Harbour seals are counted during the moult, when they spend much time on land close to their breeding sites. This is a common method used all over Europe. In Norway hauled-out seals are mainly photographed from small drones operated from an accompanying vessel. Seals are also visually (binoculars) counted in some areas.  

Harbour seals show less site fidelity in the foraging season than in the moulting season. Many more foraging seals than the recorded number of moulting seals can therefore be seen in some areas. This may indicate good food availability in such areas.

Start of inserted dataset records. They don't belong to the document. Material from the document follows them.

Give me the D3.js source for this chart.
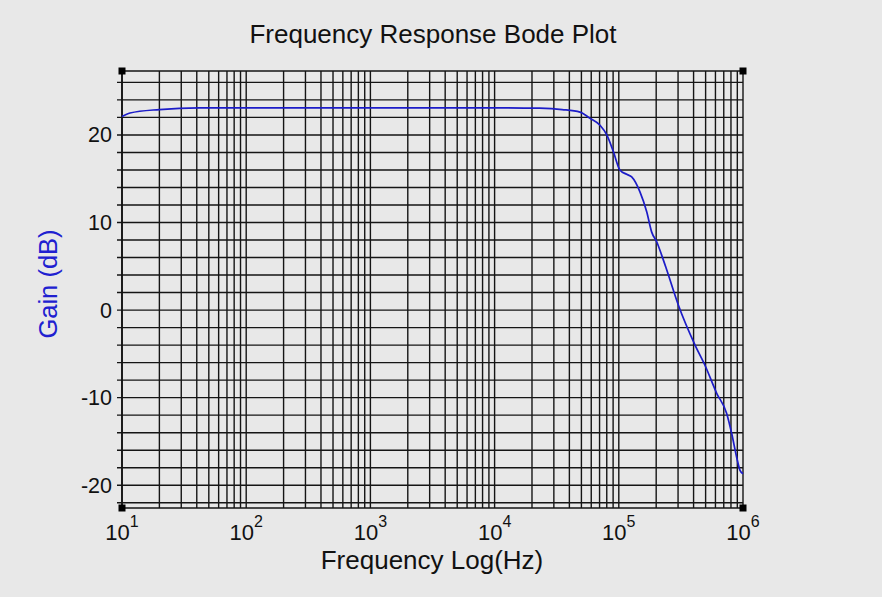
<!DOCTYPE html>
<html>
<head>
<meta charset="utf-8">
<script src="https://cdn.jsdelivr.net/npm/d3@7"></script>
<style>
  body { margin: 0; background: #e8e8e8; }
  text { font-family: "Liberation Sans", Arial, sans-serif; }
</style>
</head>
<body>
<div id="canvas"></div>
<script>
const MARGIN = { LEFT: 122, RIGHT: 139, TOP: 71, BOTTOM: 89 };
const WIDTH = 882 - MARGIN.LEFT - MARGIN.RIGHT;
const HEIGHT = 597 - MARGIN.TOP - MARGIN.BOTTOM;

// frequency (Hz) and gain (dB)
const freq = [10, 11.6, 20, 42, 100, 1000, 10000, 23000, 35000, 48700, 58600, 70600, 80000, 90400,
  102000, 115700, 127000, 148000, 168000, 184000, 202000, 221000, 243000, 301000, 411000,
  494000, 614000, 739000, 811000, 889000, 946000, 1000000];
const gain = [22.1, 22.5, 22.9, 23.1, 23.1, 23.1, 23.1, 23.05, 22.9, 22.6, 21.9, 21.1, 20.0, 18.1,
  16.0, 15.5, 15.2, 13.5, 11.2, 8.9, 7.8, 6.3, 4.6, 0.6, -4.0,
  -6.3, -9.5, -11.8, -14.1, -16.8, -18.3, -18.7];

const yTicks = [-20, -10, 0, 10, 20];
const xDecades = [1, 2, 3, 4, 5, 6];

const svg = d3.select('#canvas').append('svg')
  .attr('width', 882)
  .attr('height', 597);

svg.append('rect').attr('width', 882).attr('height', 597).attr('fill', '#e8e8e8');

const g = svg.append('g')
  .attr('transform', `translate(${MARGIN.LEFT}, ${MARGIN.TOP})`);

const x = d3.scaleLog().domain([10, 1e6]).range([0, WIDTH]);
const y = d3.scaleLinear().domain([-22.6, 27.3]).range([HEIGHT, 0]);

// vertical grid: every k*10^n
const xGrid = [];
for (let n = 1; n < 6; n++) {
  for (let k = 1; k < 10; k++) xGrid.push(k * Math.pow(10, n));
}
xGrid.push(1e6);

// horizontal grid every 2 dB
const yGrid = d3.range(-22, 27, 2);

g.selectAll('.vgrid').data(xGrid).enter().append('line')
  .attr('x1', d => x(d)).attr('x2', d => x(d))
  .attr('y1', 0).attr('y2', HEIGHT)
  .attr('stroke', '#151515').attr('stroke-width', 1.4);

g.selectAll('.hgrid').data(yGrid).enter().append('line')
  .attr('x1', -5).attr('x2', WIDTH)
  .attr('y1', d => y(d)).attr('y2', d => y(d))
  .attr('stroke', '#151515').attr('stroke-width', 1.4);

// frame
g.append('line').attr('x1', 0).attr('x2', WIDTH).attr('y1', 0).attr('y2', 0)
  .attr('stroke', '#151515').attr('stroke-width', 1.4);
g.append('line').attr('x1', 0).attr('x2', WIDTH).attr('y1', HEIGHT).attr('y2', HEIGHT)
  .attr('stroke', '#151515').attr('stroke-width', 1.7);
g.append('line').attr('x1', 0).attr('x2', 0).attr('y1', 0).attr('y2', HEIGHT)
  .attr('stroke', '#151515').attr('stroke-width', 1.7);

// y tick labels
g.selectAll('.ylab').data(yTicks).enter().append('text')
  .attr('x', -10).attr('y', d => y(d)).attr('dy', '0.35em')
  .attr('text-anchor', 'end').attr('font-size', 21.5).attr('fill', '#111')
  .text(d => d);

// x tick labels 10^n
const xl = g.selectAll('.xlab').data(xDecades).enter().append('text')
  .attr('x', d => x(Math.pow(10, d)))
  .attr('y', HEIGHT + 32)
  .attr('text-anchor', 'middle').attr('font-size', 22).attr('fill', '#111');
xl.append('tspan').text('10');
xl.append('tspan').attr('dy', -13).attr('font-size', 16).text(d => d);

// curve
const pts = freq.map((f, i) => [f, gain[i]]);
g.append('path')
  .datum(pts)
  .attr('fill', 'none')
  .attr('stroke', '#1c1cc8')
  .attr('stroke-width', 1.7)
  .attr('d', d3.line().x(d => x(d[0])).y(d => y(d[1])).curve(d3.curveMonotoneX));

// corner markers
const corners = [[0, 0], [WIDTH, 0], [0, HEIGHT], [WIDTH, HEIGHT]];
g.selectAll('.corner').data(corners).enter().append('rect')
  .attr('x', d => d[0] - 3.5).attr('y', d => d[1] - 3.5)
  .attr('width', 7).attr('height', 7).attr('fill', '#000');

// titles
svg.append('text')
  .attr('x', 433).attr('y', 43)
  .attr('text-anchor', 'middle').attr('font-size', 26).attr('fill', '#111')
  .text('Frequency Response Bode Plot');

svg.append('text')
  .attr('x', 432).attr('y', 569)
  .attr('text-anchor', 'middle').attr('font-size', 26).attr('fill', '#111')
  .text('Frequency Log(Hz)');

svg.append('text')
  .attr('transform', 'translate(57, 284) rotate(-90)')
  .attr('text-anchor', 'middle').attr('font-size', 25.5).attr('fill', '#2020d0')
  .text('Gain (dB)');
</script>
</body>
</html>
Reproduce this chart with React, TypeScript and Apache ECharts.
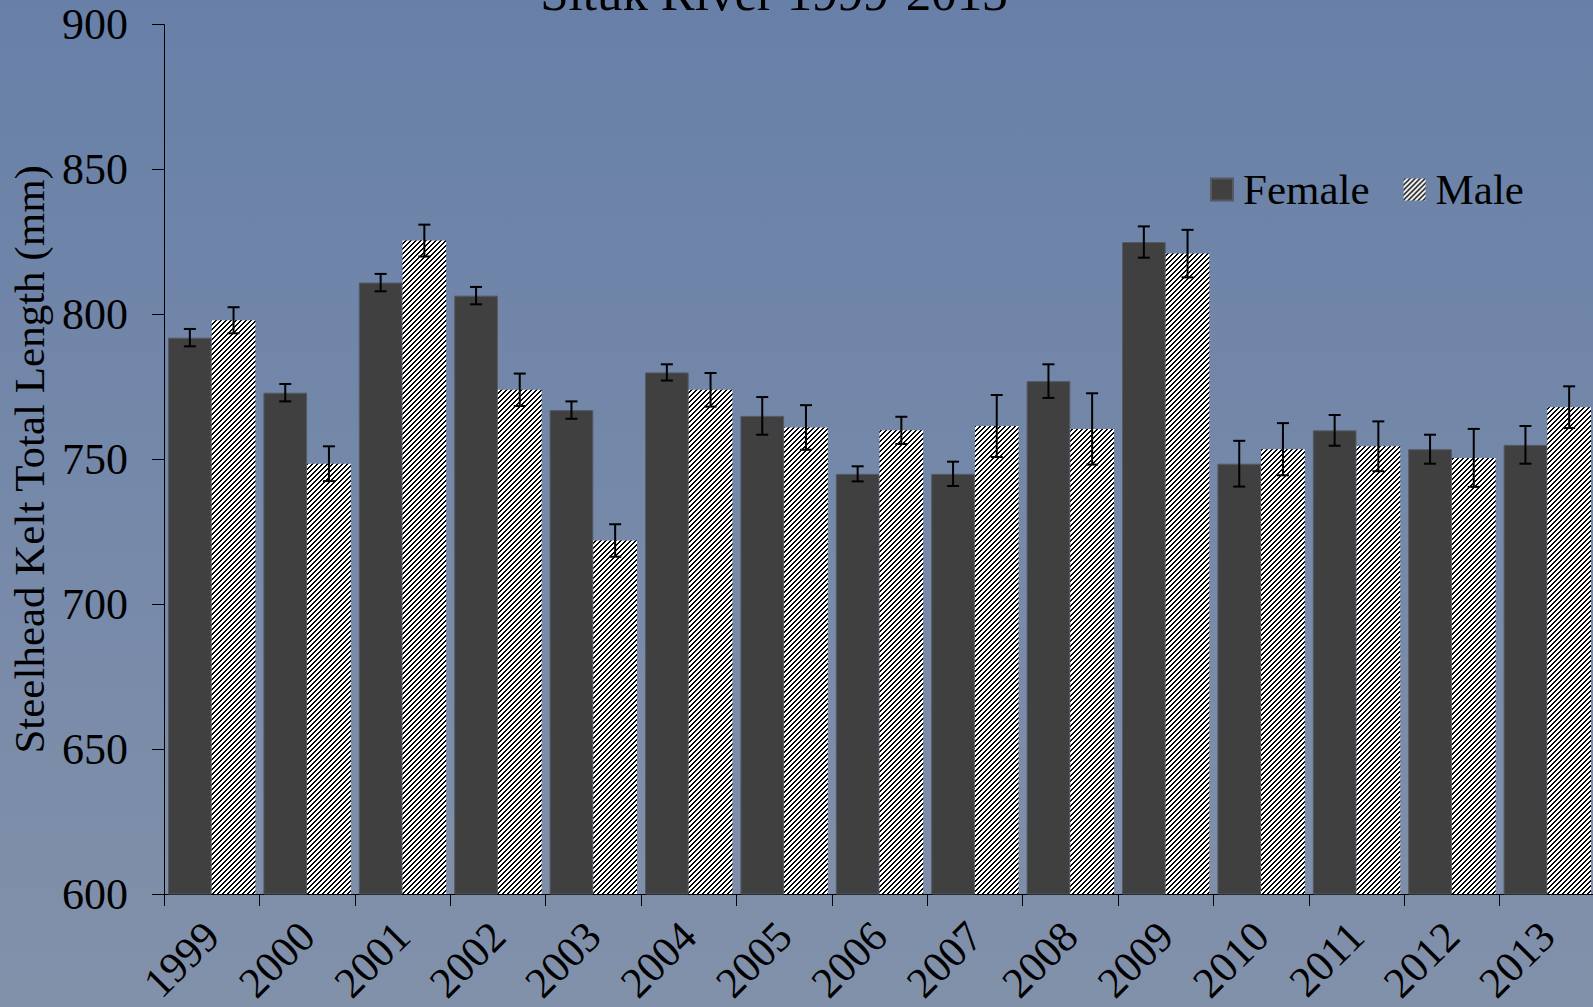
import React, { useEffect, useRef } from "react";
import * as echarts from "echarts";

const years = ["1999", "2000", "2001", "2002", "2003", "2004", "2005", "2006", "2007", "2008", "2009", "2010", "2011", "2012", "2013"];
const femaleMean = [792, 773, 811, 806.5, 767, 780, 765, 745, 745, 777, 825, 748.5, 760, 753.5, 755];
const femaleErr = [3, 3, 3, 3, 3, 2.8, 6.5, 2.6, 4.2, 5.8, 5.4, 7.9, 5.3, 5, 6.5];
const maleMean = [798, 748.5, 825.5, 774, 722, 774, 761, 760, 761.5, 760.5, 821, 753.5, 754.5, 750.5, 768];
const maleErr = [4.5, 6, 5.5, 5.6, 5.6, 5.8, 7.7, 4.7, 10.7, 12.3, 8.2, 9, 8.6, 10, 7.2];
const yTicks = { min: 600, max: 900, interval: 50 };
const titleText = "Situk River 1999-2013";
const yTitle = "Steelhead Kelt Total Length (mm)";

const FONT = "'Liberation Serif', 'Times New Roman', serif";
const BAR_W = 0.458;

function makeHatch(): string {
  const s = 5;
  const c = document.createElement("canvas");
  c.width = s;
  c.height = s;
  const ctx = c.getContext("2d")!;
  const img = ctx.createImageData(s, s);
  for (let y = 0; y < s; y++) {
    for (let x = 0; x < s; x++) {
      const black = (x + y) % s < 2;
      const i = (y * s + x) * 4;
      const v = black ? 0 : 255;
      img.data[i] = v;
      img.data[i + 1] = v;
      img.data[i + 2] = v;
      img.data[i + 3] = 255;
    }
  }
  ctx.putImageData(img, 0, 0);
  return c.toDataURL();
}

function errorSeries(name: string, means: number[], errs: number[], side: number) {
  return {
    type: "custom",
    name: name + "-err",
    z: 10,
    silent: true,
    data: means.map((m, i) => [i, m - errs[i], m + errs[i]]),
    encode: { x: 0, y: [1, 2] },
    renderItem: (params: any, api: any) => {
      const idx = api.value(0);
      const lo = api.coord([idx, api.value(1)]);
      const hi = api.coord([idx, api.value(2)]);
      const bw = api.size([1, 0])[0] * BAR_W;
      const x = lo[0] + side * bw / 2;
      const cap = 6;
      const style = { stroke: "#000", lineWidth: 2 };
      return {
        type: "group",
        children: [
          { type: "line", shape: { x1: x, y1: lo[1], x2: x, y2: hi[1] }, style },
          { type: "line", shape: { x1: x - cap, y1: lo[1], x2: x + cap, y2: lo[1] }, style },
          { type: "line", shape: { x1: x - cap, y1: hi[1], x2: x + cap, y2: hi[1] }, style },
        ],
      };
    },
  };
}

export default function App() {
  const ref = useRef<HTMLDivElement>(null);
  useEffect(() => {
    const chart = echarts.init(ref.current!, null, { renderer: "svg" });
    const hatch = {
      image: makeHatch(),
      repeat: "repeat",
      imageWidth: 5,
      imageHeight: 5,
    };
    chart.setOption({
      animation: false,
      backgroundColor: {
        type: "linear",
        x: 0, y: 0, x2: 0, y2: 1,
        colorStops: [
          { offset: 0, color: "#6880a8" },
          { offset: 1, color: "#8291aa" },
        ],
      },
      textStyle: { fontFamily: FONT },
      graphic: [
        {
          type: "text",
          x: 774,
          y: -7,
          style: {
            text: titleText,
            font: `51px ${FONT}`,
            fill: "#000",
            textAlign: "center",
            textVerticalAlign: "middle",
          },
        },
      ],
      legend: {
        data: ["Female", "Male"],
        left: 1210,
        top: 168,
        padding: 0,
        itemWidth: 22,
        itemHeight: 22,
        itemGap: 34,
        icon: "rect",
        textStyle: { fontFamily: FONT, fontSize: 43, color: "#000", padding: [0, 0, 0, 5] },
      },
      grid: { left: 164, right: -2, top: 24.7, bottom: 113, containLabel: false, outerBoundsMode: "none" },
      xAxis: {
        type: "category",
        data: years,
        axisLine: { lineStyle: { color: "#000", width: 1 } },
        axisTick: { show: true, length: 12, lineStyle: { color: "#000" } },
        axisLabel: { rotate: 45, fontFamily: FONT, fontSize: 43, color: "#000", margin: 35, interval: 0 },
      },
      yAxis: {
        type: "value",
        min: yTicks.min,
        max: yTicks.max,
        interval: yTicks.interval,
        name: yTitle,
        nameLocation: "middle",
        nameGap: 112,
        nameTextStyle: { fontFamily: FONT, fontSize: 43, color: "#000" },
        axisLine: { show: true, lineStyle: { color: "#000", width: 1 } },
        axisTick: { show: true, length: 12, lineStyle: { color: "#000" } },
        axisLabel: { fontFamily: FONT, fontSize: 44, color: "#000", margin: 36 },
        splitLine: { show: false },
      },
      series: [
        {
          name: "Female",
          type: "bar",
          data: femaleMean,
          barWidth: (BAR_W * 100) + "%",
          barGap: "0%",
          itemStyle: { color: "#404040", borderColor: "#555a63", borderWidth: 1 },
        },
        {
          name: "Male",
          type: "bar",
          data: maleMean,
          barWidth: (BAR_W * 100) + "%",
          barGap: "0%",
          itemStyle: { color: hatch },
        },
        errorSeries("Female", femaleMean, femaleErr, -1),
        errorSeries("Male", maleMean, maleErr, 1),
      ],
    });
    return () => chart.dispose();
  }, []);
  return <div ref={ref} style={{ position: "fixed", left: 0, top: 0, width: 1593, height: 1007 }} />;
}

Not all seals are hauling out simultaneously. The counts therefore give a minimum size of the population. In Skagerrak, behavioural studies of tagged seals provide information to correct for this. In Norway, the total population is about 133% of the number of hauled-out seals that can be recorded in the moulting season. That implies that 7,500 hauled out seals recorded in the moulting season correspond to a total population of about 10,000 seals. However, such corrections are associated with uncertainties, mainly due to large variations in tidal amplitude along the Norwegian coast and are therefore not used as basis for management advice. The maximum recorded number of hauled-out seals are used the assess the population trend and status. Because seals can be scared into the waters by a boat or a kayaker just prior to the count, counting is repeated on three different days in the same season. The maximum recorded number in one day is used as the minimum population size.

Status, management advice and harvest

Harbour seals are managed according to a Management Plan adopted by Norwegian authorities. The main objective of this Management Plan is to ensure viable populations along the coast. Within these frames, the population can be sustainably harvested as a renewable resource, taking account of ecological and socioeconomic considerations. The Management Plan also states that the population should be stabilized at a level where about 7,000 hauled-out seals can be recorded in the moulting period. Harvest quotas can be used to stabilize the population at this level.

Annual counting surveys covering sub-areas along the coast, result in a total nation-wide estimate of the number of harbour seal every five years, which is the basis for recommending quotas. Surveys in the period 1996-1999 revealed a population of about 7,500 seals. In a new survey in 2003–2006, the population had declined to 6,700 seal, an annual decline of about 1.5%. The decline in population size combined with high hunting mortality resulted in listing the species as vulnerable on the Norwegian Red List in 2006. That implies that there is a 10% probability of being extirpated in Norway within hundred years. The hunting quotas were adjusted, and new surveys finished in 2015 revealed a population of 7,552 seals. The species was subsequently removed from the Red List. 

The recent growth in population size is primarily due to an increase in the outer Oslofjord and at the Skagerrak coast. This increase is partly counteracted by a decline in central Norway. The population in the outer Oslofjord was severely decimated, and harbour seals on the Skagerrak coast were almost wiped out by the detrimental PDV epizootics in 1988 and 2002. The recent growth is a recovery of the stock and recolonization of former seal rookeries.

The total annual harvest quota in recent years has been about 450 harbour seals and the reported harvest slightly less, resulting in a population slightly higher that the objective of the Management Plan.

Harbour seals show strong site fidelity, in particular in the summer season, and the population is managed county by county. These administrative management units are not based on science. There is a risk that small, local, genetic genuine populations can be wiped out. The Institute of Marine Research is therefore studying the genetic population structure at the Norwegian coast with the aim of defining biological management units. Preliminary results from genetic samplings indicate local genetic populations in Trøndelag and Nordland counties.